しかし、国民にとっては自民党内のことにすぎない。辞任するかどうかは自民党内で話し合ってくださいというだけだ。自民党の路線としては、リベラル・中道の支持を取るしかないので、誰に代わっても厳しくなる。参政党や日本保守党が維持し、岩盤保守が復活することはもはやない。

今回から、石破政権の意味を多様な視点でその理由を考えていきたい。第一は、地方創生だ。

 

■理由1:石破さんの「地方創生2.0」の可能性

東京一極集中問題。筆者が30年近く言い続けている(筆者の過去記事)が、この問題は一向に解決しない、それどころか悪化する一方だ。

【出典】総務省資料より

 

この問題を解決に少しでも貢献できる政治家となると、石破さんくらいしか思い浮かばない。首相になってからも「令和の日本列島改造」とも位置づけ、人口減少や地域格差といった課題に真正面から向き合いながら、地方が持つ魅力と可能性を最大限に引き出すことを求めているのだ。

 

「地方創生2.0」の主な特徴

  • 若者・女性に選ばれる地方づくり
    • 最低賃金の引き上げ
    • 育児休業の取得促進
    • 地域コミュニティや生活インフラの強化
  • 東京一極集中からの脱却
    • 二拠点居住の推進
    • 地方への企業誘致や人材分散
  • 地方経済の高付加価値化
    • 農林水産業や観光のブランド化
    • スタートアップ支援やオープンイノベーションの促進
  • デジタル・新技術の活用
    • AIやWeb3.0を活用した地域活性化
    • デジタル公共財の普及
  • 「産官学金労言」の連携による地域主導の改革
    • 地域が自ら課題を見つけ、解決策を考える仕組みづくり

 

こうした「地方創生」を本格的に進めることができるのは石破さんしかいない。

 

■理由2:失敗から学ぶ地方創生最後のチャンス

「地方創生2.0基本構想」の資料を読んでみればわかるのだが、謙虚な反省が記載されている。行政側が真摯な反省を示していることなんて、なかなか見られないことだ。総務省資料にも「若者・女性からみて「いい仕事」、「魅力的な職場」、「人生を過ごす上での心地よさ、楽しさ」が地方に足りないなど 問題の根源に有効にリーチできていなかったのではないか」「人口減少がもたらす影響・課題に対する認識が十分に浸透しなかったのではないか。」「人口減少を前提とした、地域の担い手の育成・確保や労働生産性の向上、生活基盤の確保などへの対応が不十 分だったのではないか。」「産官学金労言の「意見を聞く」にとどまり、「議論」に至らず、好事例が普遍化されないなど、地方自らが主体的に考え行動する姿勢や、ステークホルダーが一体となった取組、 国の制度面での後押しが不十分だったのではないか。」といった反省の文言が続く。こうしたことを可能にした石破政権の体制も凄い。とても優秀な平将明さんをデジタル庁、「県庁は不要」「道州制も不要」の発言で話題の村上誠一郎さんを総務大臣にするなど、「最強の布陣」と言える。
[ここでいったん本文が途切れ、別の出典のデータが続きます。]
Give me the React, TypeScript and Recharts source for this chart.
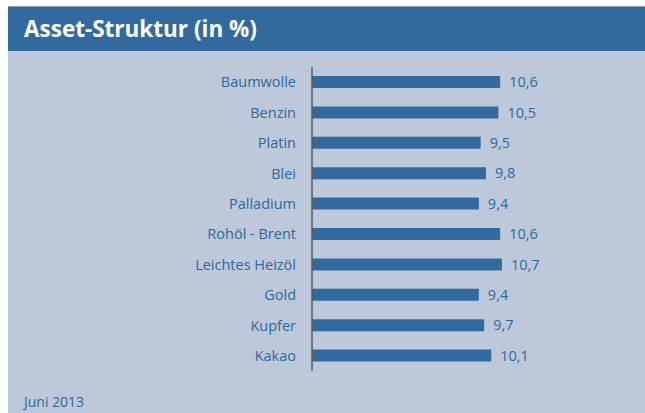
import { BarChart, Bar, XAxis, YAxis, LabelList } from "recharts";

const categories = [
  "Baumwolle",
  "Benzin",
  "Platin",
  "Blei",
  "Palladium",
  "Rohöl - Brent",
  "Leichtes Heizöl",
  "Gold",
  "Kupfer",
  "Kakao",
];
const shares = [10.6, 10.5, 9.5, 9.8, 9.4, 10.6, 10.7, 9.4, 9.7, 10.1];

const data = categories.map((name, i) => ({ name, value: shares[i] }));

const FONT = "'Open Sans', 'DejaVu Sans', sans-serif";
const TEXT = "#2c6a9b";
const BLUE = "#336a9e";
const PANEL = "#bdc8da";

function formatDE(v: number) {
  return v.toFixed(1).replace(".", ",");
}

export default function App() {
  return (
    <div
      style={{
        position: "fixed",
        left: 8,
        width: 660,
        top: 6,
        bottom: 0,
        background: PANEL,
        borderTop: "1px solid #8d9db3",
        fontFamily: FONT,
        overflow: "hidden",
      }}
    >
      <div
        style={{
          height: 44,
          background: BLUE,
          color: "#fff",
          fontWeight: 700,
          fontSize: 22.5,
          lineHeight: "44px",
          paddingLeft: 16,
        }}
      >
        Asset-Struktur (in %)
      </div>
      <BarChart
        width={637}
        height={330}
        data={data}
        layout="vertical"
        margin={{ top: 16, right: 120, bottom: 10, left: 0 }}
        barCategoryGap={9}
      >
        <XAxis type="number" domain={[0, 12]} hide />
        <YAxis
          type="category"
          dataKey="name"
          width={304}
          tickLine={false}
          tickSize={0}
          tickMargin={16}
          axisLine={{ stroke: "#5a5a5a", strokeWidth: 1.5 }}
          tick={{ fontSize: 14.5, fill: TEXT, fontFamily: FONT }}
        />
        <Bar dataKey="value" fill={BLUE} barSize={12} isAnimationActive={false}>
          <LabelList
            dataKey="value"
            position="right"
            offset={9}
            formatter={(v: number) => formatDE(v)}
            style={{ fontSize: 14.5, fill: TEXT, fontFamily: FONT }}
          />
        </Bar>
      </BarChart>
      <div
        style={{
          position: "absolute",
          left: 16,
          top: 385,
          fontSize: 14,
          color: TEXT,
        }}
      >
        Juni 2013
      </div>
    </div>
  );
}
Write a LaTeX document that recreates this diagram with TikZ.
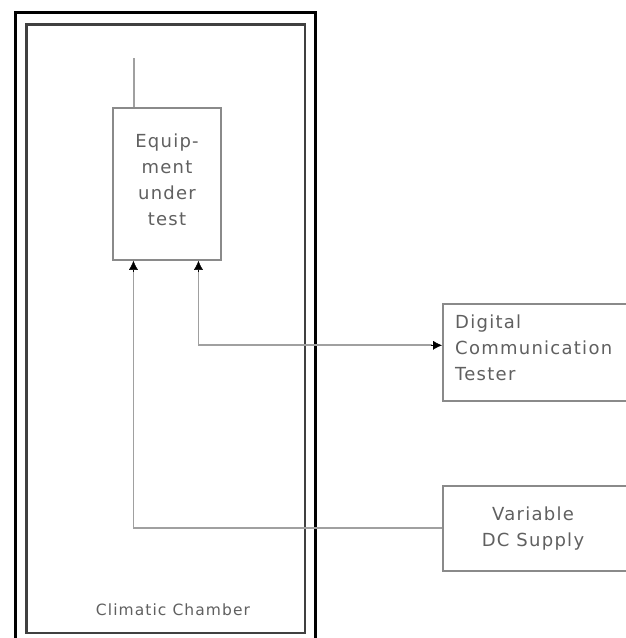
\documentclass[tikz,border=0pt]{standalone}
\usepackage{fontspec}
\setmainfont{DejaVu Sans}[LetterSpace=7]
\usetikzlibrary{arrows.meta,calc}
\definecolor{linegray}{HTML}{A0A0A0}
\definecolor{boxgray}{HTML}{8A8A8A}
\definecolor{txtgray}{HTML}{606060}
\begin{document}
\begin{tikzpicture}[x=1pt,y=-1pt,
  unit/.style={draw=boxgray,line width=1.6pt,rectangle,inner sep=0pt},
  conn/.style={draw=linegray,line width=1.8pt},
  tip/.style={-{Latex[length=9pt,width=9pt]},color=black},
  lbl/.style={text=txtgray,font=\fontsize{18}{26}\selectfont,align=center,inner sep=0pt}]
\useasboundingbox (0,0) rectangle (625,638);
\fill[white] (0,0) rectangle (625,638);
% climatic chamber
\draw[line width=3pt,black] (15.5,12) rectangle (315.5,650);
\draw[line width=2.5pt,black!75] (26.5,24.5) rectangle (305,633);
\node[lbl,font=\fontsize{15.5}{18}\selectfont] (cc) at (173,610) {Climatic Chamber};
% equipment under test
\node[unit,minimum width=108pt,minimum height=152pt] (eut) at (167,184) {};
\node[lbl] (euttext) at (167,180) {Equip-\\ment\\under\\test};
\coordinate (ant) at (134,58);
\draw[conn] (ant) -- (ant |- eut.north);
% digital communication tester
\node[unit,minimum width=200pt,minimum height=97pt,anchor=north west] (dct) at (442,303) {};
\node[lbl,align=left,anchor=west] (dcttext) at (455,348) {Digital\\Communication\\Tester};
% variable dc supply
\node[unit,minimum width=200pt,minimum height=85pt,anchor=north west] (dcs) at (442,485) {};
\node[lbl] (dcstext) at (533,529) {Variable\\DC Supply};
% connectors
\coordinate (a1) at ($(eut.south west)!0.194!(eut.south east)$);
\coordinate (a2) at ($(eut.south west)!0.787!(eut.south east)$);
\draw[conn] (dcs.west) -| ($(a1)+(0,10)$);
\draw[tip] ($(a1)+(0,11)$) -- (a1);
\draw[conn] ($(a2)+(0,10)$) |- ($(dct.west)+(-10,-7)$);
\draw[tip] ($(a2)+(0,11)$) -- (a2);
\draw[tip] ($(dct.west)+(-11,-7)$) -- ($(dct.west)+(0,-7)$);
\end{tikzpicture}
\end{document}
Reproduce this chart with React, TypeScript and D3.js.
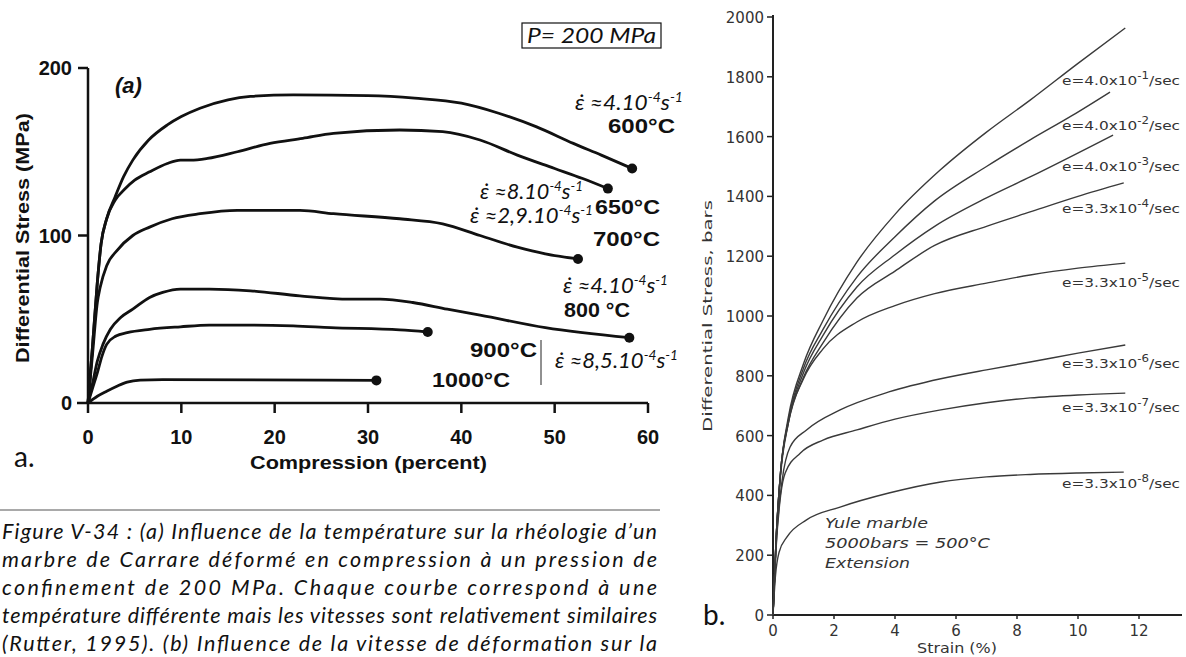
import React from 'react';
import * as d3 from 'd3';

// ---------- Panel (a) data ----------
const compTicks = [0, 10, 20, 30, 40, 50, 60];
const stressTicksA = [0, 100, 200];
const c600: [number, number][] = [[0,0],[0.5,35],[1,72],[1.4,95],[2,110],[2.9,123],[3.8,135],[4.8,145],[6.5,157],[8.5,166],[10,171],[12,176],[15,181],[17.4,183],[22,184],[30,183.5],[35,182],[40,179],[44,173],[48,165],[52,155],[55,148],[58.3,140]];
const c650: [number, number][] = [[0,0],[0.5,35],[1,72],[1.4,95],[2,110],[2.9,121],[4,128],[5,133],[6.6,138],[8.5,143],[9.9,145],[11,145],[12.8,146],[16,150],[19.5,155],[23,158],[26.3,161],[33.4,163],[38,162],[42,157],[46,148],[50,140],[53,134],[55.7,128]];
const c700: [number, number][] = [[0,0],[0.5,30],[1,60],[1.3,69],[2,82],[3.1,91],[4.8,100],[6.6,105],[9,110],[12,113],[16,115],[22.7,115],[26.3,113],[33.4,110],[38,107],[42,100],[46,93],[49,89],[52.5,86]];
const c800: [number, number][] = [[0,0],[0.5,12],[1,25],[1.6,35],[2.4,44],[3.5,51],[4.8,56],[6.6,63],[8,66],[9.9,68],[13,68],[17.4,67],[22.7,64],[28,62],[31.3,62],[34.8,60],[38.5,56],[42,52.5],[49,45],[58,39]];
const c900: [number, number][] = [[0,0],[0.5,9],[1,18],[1.5,28],[2,35],[3,40],[4.2,42],[6.6,44],[9.9,45.5],[13,46.5],[17.4,46.5],[22,46],[26,45],[33.4,43.6],[36.4,42.4]];
const c1000: [number, number][] = [[0,0],[1,4],[2,7],[3.1,10],[4.2,12.5],[5.6,13.7],[8,14],[30.9,13.5]];
const curvesA = [c600, c650, c700, c800, c900, c1000];
const tempLabels = ['600°C', '650°C', '700°C', '800 °C', '900°C', '1000°C'];
const rateLabels = ['4.10', '8.10', '2,9.10', '4.10', '8,5.10'];

// ---------- Panel (b) data ----------
const strainTicks = [0, 2, 4, 6, 8, 10, 12];
const stressTicksB = [0, 200, 400, 600, 800, 1000, 1200, 1400, 1600, 1800, 2000];
const r1: [number, number][] = [[0,0],[0.1,250],[0.25,480],[0.5,660],[1,840],[1.64,985],[2.75,1180],[4,1340],[5.48,1488],[7,1615],[8.43,1722],[10,1845],[11.55,1963]];
const r2: [number, number][] = [[0,0],[0.1,250],[0.25,480],[0.5,650],[1,825],[1.64,955],[2.75,1130],[4,1265],[5.3,1385],[7,1500],[8.43,1589],[9.8,1670],[11.05,1749]];
const r3: [number, number][] = [[0,0],[0.1,250],[0.25,480],[0.5,645],[1,810],[1.64,935],[2.75,1097],[4,1205],[5.3,1300],[7,1395],[8.43,1465],[11.15,1605]];
const r4: [number, number][] = [[0,0],[0.1,250],[0.25,480],[0.5,640],[1,795],[1.64,910],[2.75,1060],[4,1150],[5.3,1236],[7,1300],[8.43,1348],[10,1400],[11.5,1445]];
const r5: [number, number][] = [[0,0],[0.1,250],[0.25,470],[0.5,640],[1,790],[1.64,890],[2.75,980],[4,1035],[5.3,1075],[7,1110],[8.43,1137],[10,1160],[11.55,1177]];
const r6: [number, number][] = [[0,0],[0.1,230],[0.3,450],[0.56,562],[1.1,619],[2.2,686],[3.8,746],[5.5,790],[7,820],[8.43,846],[10,876],[11.55,903]];
const r7: [number, number][] = [[0,0],[0.1,220],[0.25,400],[0.4,475],[0.9,542],[1.64,585],[2.75,619],[4,655],[5.5,686],[7,710],[8.43,726],[10,736],[11.55,742]];
const r8: [number, number][] = [[0,0],[0.08,130],[0.2,210],[0.46,261],[1.1,318],[2.2,361],[3.8,408],[5.5,445],[7,462],[8.43,470],[10,475],[11.5,478]];
const curvesB = [r1, r2, r3, r4, r5, r6, r7, r8];
const rateMantissa = ['4.0', '4.0', '4.0', '3.3', '3.3', '3.3', '3.3', '3.3'];
const rateExponent = ['-1', '-2', '-3', '-4', '-5', '-6', '-7', '-8'];

const captionLines = [
  'Figure V-34 : (a) Influence de la température sur la rhéologie d’un',
  'marbre de Carrare déformé en compression à un pression de',
  'confinement de 200 MPa. Chaque courbe correspond à une',
  'température différente mais les vitesses sont relativement similaires',
  '(Rutter, 1995). (b) Influence de la vitesse de déformation sur la',
];

// ---------- layout ----------
const xA = d3.scaleLinear().domain([0, 60]).range([88, 648]);
const yA = d3.scaleLinear().domain([0, 200]).range([403, 68]);
const xB = d3.scaleLinear().domain([0, 12]).range([773, 1139]);
const yB = d3.scaleLinear().domain([0, 2000]).range([615, 17]);

const lineA = d3.line<[number, number]>().x(d => xA(d[0])).y(d => yA(d[1])).curve(d3.curveMonotoneX);
const lineB = d3.line<[number, number]>().x(d => xB(d[0])).y(d => yB(d[1])).curve(d3.curveMonotoneX);

const tempPos = [[608, 133, 67], [595, 214, 65], [593, 246, 67], [564, 317, 66], [470, 357, 67], [432, 387, 78]];
const ratePos = [[575, 110, 108], [480, 199, 103], [470, 223, 123], [563, 293, 105], [555, 368, 123]];
const rateLabelY = [85, 130, 171, 213, 287, 368, 412, 488];

const SANS = "'Liberation Sans', Arial, sans-serif";
const CAL = "Lato, 'Open Sans', sans-serif";
const OLD = "'DejaVu Sans', sans-serif";

export default function App() {
  return (
    <svg width={1186} height={657} style={{ position: 'absolute', left: 0, top: 0, background: '#fff' }}>
      <rect x={0} y={0} width={1186} height={657} fill="#fff" />
      {/* ===== Panel a ===== */}
      <g>
        <line x1={88} x2={88} y1={yA(200)} y2={yA(0)} stroke="#111" strokeWidth={2.5} />
        <line x1={77} x2={xA(60)} y1={yA(0)} y2={yA(0)} stroke="#111" strokeWidth={2.5} />
        {stressTicksA.filter(t => t > 0).map(t => (
          <line key={t} x1={78} x2={88} y1={yA(t)} y2={yA(t)} stroke="#111" strokeWidth={2.5} />
        ))}
        {compTicks.map(t => (
          <line key={t} x1={xA(t)} x2={xA(t)} y1={yA(0)} y2={yA(0) + 10} stroke="#111" strokeWidth={2.5} />
        ))}
        {stressTicksA.map(t => (
          <text key={t} x={72} y={yA(t) + 7} textAnchor="end" fontFamily={SANS} fontWeight={700} fontSize={20} fill="#111">{t}</text>
        ))}
        {compTicks.map(t => (
          <text key={t} x={xA(t)} y={444} textAnchor="middle" fontFamily={SANS} fontWeight={700} fontSize={20} fill="#111">{t}</text>
        ))}
        <text x={250} y={469} fontFamily={SANS} fontWeight={700} fontSize={18} fill="#111" textLength={237} lengthAdjust="spacingAndGlyphs">Compression  (percent)</text>
        <text transform="translate(29,238) rotate(-90)" textAnchor="middle" fontFamily={SANS} fontWeight={700} fontSize={18} fill="#111" textLength={250} lengthAdjust="spacingAndGlyphs">Differential Stress  (MPa)</text>
        <text x={115} y={93} fontFamily={SANS} fontWeight={700} fontStyle="italic" fontSize={22} fill="#111">(a)</text>

        {curvesA.map((c, i) => (
          <path key={i} d={lineA(c) || ''} fill="none" stroke="#111" strokeWidth={2.8} strokeLinejoin="round" />
        ))}
        {curvesA.map((c, i) => {
          const last = c[c.length - 1];
          return <circle key={i} cx={xA(last[0])} cy={yA(last[1])} r={5} fill="#111" />;
        })}

        {tempLabels.map((t, i) => (
          <text key={t} x={tempPos[i][0]} y={tempPos[i][1]} fontFamily={SANS} fontWeight={700} fontSize={20} fill="#111" textLength={tempPos[i][2]} lengthAdjust="spacingAndGlyphs">{t}</text>
        ))}
        {rateLabels.map((r, i) => (
          <text key={i} x={ratePos[i][0]} y={ratePos[i][1]} fontFamily={CAL} fontStyle="italic" fontSize={21} fill="#111" textLength={ratePos[i][2]} lengthAdjust="spacingAndGlyphs">
            {'\u03B5\u0307 \u2248' + r}
            <tspan dy={-8} fontSize={13}>-4</tspan>
            <tspan dy={8}>s</tspan>
            <tspan dy={-8} fontSize={13}>-1</tspan>
          </text>
        ))}
        <line x1={541} x2={541} y1={340} y2={385} stroke="#222" strokeWidth={1} />

        <rect x={522} y={23} width={139} height={25} fill="none" stroke="#111" strokeWidth={1.2} />
        <text x={527} y={43} fontFamily={CAL} fontStyle="italic" fontSize={21} fill="#111" textLength={129} lengthAdjust="spacingAndGlyphs">P= 200 MPa</text>

        <text x={14} y={467} fontFamily={CAL} fontSize={28} fill="#111">a.</text>
      </g>

      {/* ===== caption ===== */}
      <line x1={0} x2={660} y1={510} y2={510} stroke="#555" strokeWidth={1.2} />
      {captionLines.map((l, i) => (
        <text key={i} x={2} y={539 + i * 28} fontFamily={CAL} fontStyle="italic" fontSize={21.5} fill="#111" textLength={655} lengthAdjust="spacing">{l}</text>
      ))}

      {/* ===== Panel b ===== */}
      <g>
        <line x1={773} x2={773} y1={yB(2000) - 2} y2={yB(0)} stroke="#222" strokeWidth={2} />
        <line x1={773} x2={1182} y1={yB(0)} y2={yB(0)} stroke="#222" strokeWidth={2} />
        {stressTicksB.map(t => (
          <line key={t} x1={767} x2={773} y1={yB(t)} y2={yB(t)} stroke="#222" strokeWidth={1.5} />
        ))}
        {strainTicks.map(t => (
          <line key={t} x1={xB(t)} x2={xB(t)} y1={yB(0)} y2={yB(0) + 4} stroke="#222" strokeWidth={1.5} />
        ))}
        {stressTicksB.map(t => (
          <text key={t} x={764} y={yB(t) + 6} textAnchor="end" fontFamily={OLD} fontSize={15} fill="#333">{t}</text>
        ))}
        {strainTicks.map(t => (
          <text key={t} x={xB(t)} y={636} textAnchor="middle" fontFamily={OLD} fontSize={15} fill="#333">{t}</text>
        ))}
        <text x={957} y={653} textAnchor="middle" fontFamily={OLD} fontSize={14} fill="#333" textLength={80} lengthAdjust="spacingAndGlyphs">Strain (%)</text>
        <text transform="translate(712,316) rotate(-90)" textAnchor="middle" fontFamily={OLD} fontSize={13} fill="#333" textLength={232} lengthAdjust="spacingAndGlyphs">Differential Stress, bars</text>

        {curvesB.map((c, i) => (
          <path key={i} d={lineB(c) || ''} fill="none" stroke="#3a3a3a" strokeWidth={1.4} />
        ))}

        {rateMantissa.map((m, i) => (
          <text key={i} x={1062} y={rateLabelY[i]} fontFamily={OLD} fontSize={13} fill="#333" textLength={118} lengthAdjust="spacingAndGlyphs">
            {'e=' + m + 'x10'}
            <tspan dy={-6} fontSize={10}>{rateExponent[i]}</tspan>
            <tspan dy={6}>/sec</tspan>
          </text>
        ))}

        <text x={825} y={528} fontFamily={OLD} fontStyle="italic" fontSize={14} fill="#333" textLength={103} lengthAdjust="spacingAndGlyphs">Yule marble</text>
        <text x={825} y={548} fontFamily={OLD} fontStyle="italic" fontSize={14} fill="#333" textLength={165} lengthAdjust="spacingAndGlyphs">5000bars = 500°C</text>
        <text x={825} y={568} fontFamily={OLD} fontStyle="italic" fontSize={14} fill="#333" textLength={85} lengthAdjust="spacingAndGlyphs">Extension</text>

        <text x={703} y={625} fontFamily={CAL} fontSize={28} fill="#111">b.</text>
      </g>
    </svg>
  );
}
ちなみに、地方を豊かにするためには、(1)省庁移転と企業本社移転、(2)企業の生産性の向上・付加価値に見合った価格設定で「海外に高く売れるモノを作って売る」こと、(3)実質賃金の上昇を実行することに注力すればいい。

 

■課題:都内の再開発を止めることができるか?

「地方創生」の失敗としては

・若者と女性が東京へ流出防止できず

・大企業本社の地方移転が進まない

・売れる商品・サービス開発とイノベーション支援が不十分

・権力構造の再配置ができなかった

・昭和の「社会モデル」に手を付けられず

・「エコシステム」という空虚なキーワードが並び、実質的に運用できるモデルは提示されず

・総花的かつ、「あれも」「これも」の政策メニューが並び、行政関与が少しばかり過剰に

などの点があげられる。

 

岸田政権は「一極集中の是正」を明確にして、「新しい資本主義」という構想を掲げ、デジタル田園都市国家構想を進めてきた。その流れを継承し、リベラルな政策を進められるのは石破さんだけだろう。

 

実際のところ、人口、経済社会等の日本の将来像に関する世論調査で「地方から東京への集中は望ましくない」と答えた者の割合が全体で48.3%もいる。国民の約半数。東京都民も40%程度である。地方から東京への人・モノ・カネ・情報の移転が止められない現状では、とりあえず都心の再開発を促進する法律の見直しをするしかない。都市空間の規制強化、地域分散、DX化が問題解決案になる。しかし、利害関係者は山ほど多い。不動産業界・ディベロッパーなどなど。石破さん以外にこれらの既得権益者を説得して主導できるのは石破さんくらいしかみあたらない。

地方創生の関係者は頑張っている。地方創生の反省をもとに、着実に進んでいる地方創生を止めてはいけない。